Life satisfaction among UK citizens is the highest since surveys began in the 1970s, according to research by the Resolution Foundation, with 93% of Britons saying they are ‘fairly’ or ‘very’ satisfied with their lives. The report notes ‘a very marked upward drift’ since 2000, despite stagnating satisfaction during the financial crisis and since the EU referendum. The research is based on self-reported happiness in response to a number of questions. It finds higher-income households report a higher level of subjective wellbeing, but with diminishing returns as income increases. And while having a job is a key factor in increasing personal wellbeing, loss of wellbeing from losing a job outstrips the gain from getting work. Owning a home is also strongly correlated with wellbeing, with marked regional variations.

Pay more, get less 
Funds with the highest fees perform worse than their lower cost competitors once fees are deducted, according to a study by investor rights group Better Finance – overturning the idea that active management is worth paying a premium for.
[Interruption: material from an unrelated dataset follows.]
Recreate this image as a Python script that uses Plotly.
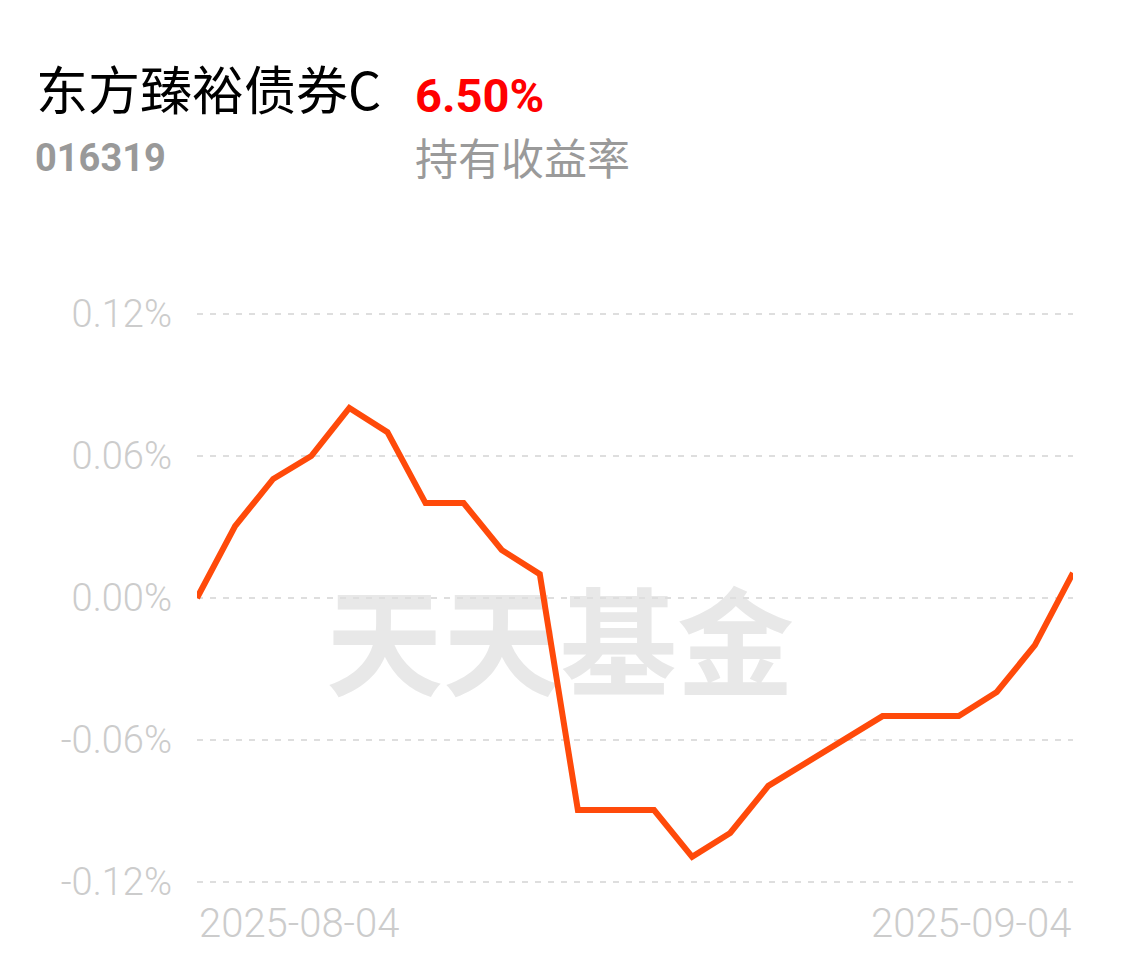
import plotly.graph_objects as go

dates = ["2025-08-04", "2025-08-05", "2025-08-06", "2025-08-07", "2025-08-08",
         "2025-08-11", "2025-08-12", "2025-08-13", "2025-08-14", "2025-08-15",
         "2025-08-18", "2025-08-19", "2025-08-20", "2025-08-21", "2025-08-22",
         "2025-08-25", "2025-08-26", "2025-08-27", "2025-08-28", "2025-08-29",
         "2025-09-01", "2025-09-02", "2025-09-03", "2025-09-04"]
returns = [0.0000, 0.0304, 0.0503, 0.0600, 0.0803, 0.0701, 0.0401, 0.0401,
           0.0203, 0.0101, -0.0896, -0.0896, -0.0896, -0.1094, -0.0993, -0.0794,
           -0.0697, -0.0596, -0.0499, -0.0499, -0.0499, -0.0397, -0.0199, 0.0106]
y_ticks = [-0.12, -0.06, 0.0, 0.06, 0.12]
y_tick_text = ["-0.12%", "-0.06%", "0.00%", "0.06%", "0.12%"]
fund_name = "东方臻裕债券C"
fund_code = "016319"
hold_return = "6.50%"
hold_label = "持有收益率"
watermark = "天天基金"

W, H = 1124, 967
L, R, T, B = 197, 51, 312, 83
PW, PH = W - L - R, H - T - B
Y_HALF = 0.12 * PH / (PH - 4)


def px(x):
    return (x - L) / PW


def py(y):
    return (H - B - y) / PH


CJK = "Noto Sans CJK SC"
NUM = "Roboto"

fig = go.Figure()
fig.add_trace(go.Scatter(
    x=dates, y=returns, mode="lines",
    line=dict(color="#FF4A0A", width=6),
    cliponaxis=False, hoverinfo="skip", showlegend=False,
))

fig.update_layout(
    width=W, height=H,
    margin=dict(l=L, r=R, t=T, b=B, autoexpand=False),
    paper_bgcolor="white", plot_bgcolor="white",
    showlegend=False,
    xaxis=dict(type="category", range=[0, len(dates) - 1], showgrid=False,
               zeroline=False, showline=False, showticklabels=False, ticks=""),
    yaxis=dict(range=[-Y_HALF, Y_HALF], tickvals=y_ticks, ticktext=y_tick_text,
               showgrid=True, gridcolor="#DEDEDE", gridwidth=2,
               griddash="6px,7px", zeroline=False, showline=False, ticks="",
               tickfont=dict(family=NUM, size=38, color="#CCCCCC", weight=300),
               ticklabelstandoff=24),
    shapes=[dict(type="rect", xref="paper", yref="paper",
                 x0=px(330), x1=px(790), y0=py(710), y1=py(600),
                 line=dict(width=0), fillcolor="rgba(0,0,0,0)", layer="below",
                 label=dict(text=watermark, textposition="middle center",
                            font=dict(family=CJK, size=117, color="#E8E8E8",
                                      weight="bold")))],
)

annos = [
    dict(text=fund_name, x=px(34), y=py(88), xanchor="left", yanchor="middle",
         font=dict(family=CJK, size=52, color="#000000")),
    dict(text=hold_return, x=px(413), y=py(95), xanchor="left", yanchor="middle",
         font=dict(family=NUM, size=47, color="#FF0000", weight="bold")),
    dict(text=fund_code, x=px(33), y=py(158), xanchor="left", yanchor="middle",
         font=dict(family=NUM, size=38, color="#999999", weight="bold")),
    dict(text=hold_label, x=px(413), y=py(156), xanchor="left", yanchor="middle",
         font=dict(family=CJK, size=43, color="#9A9A9A")),
    dict(text=dates[0], x=px(197), y=py(923), xanchor="left", yanchor="middle",
         font=dict(family=NUM, size=40, color="#CCCCCC", weight=300)),
    dict(text=dates[-1], x=px(1073), y=py(923), xanchor="right", yanchor="middle",
         font=dict(family=NUM, size=40, color="#CCCCCC", weight=300)),
]
for a in annos:
    a.update(xref="paper", yref="paper", showarrow=False)
    fig.add_annotation(**a)

fig.write_html("out.html", config={"displayModeBar": False},
               post_script="document.body.style.margin='0';")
The research involved analysis of 1,970 equity funds in Belgium, France and Luxembourg, looking at net returns over 10 years to 2017. It calculated that on average a 1% – or 100 basis point (bp) – increase in fees resulted in a 68bp decrease in performance above the benchmark. “Fees are nearly single-handedly to blame for the disappointing returns of many actively managed funds,” says Guillaume Prache, Managing Director of Better Finance.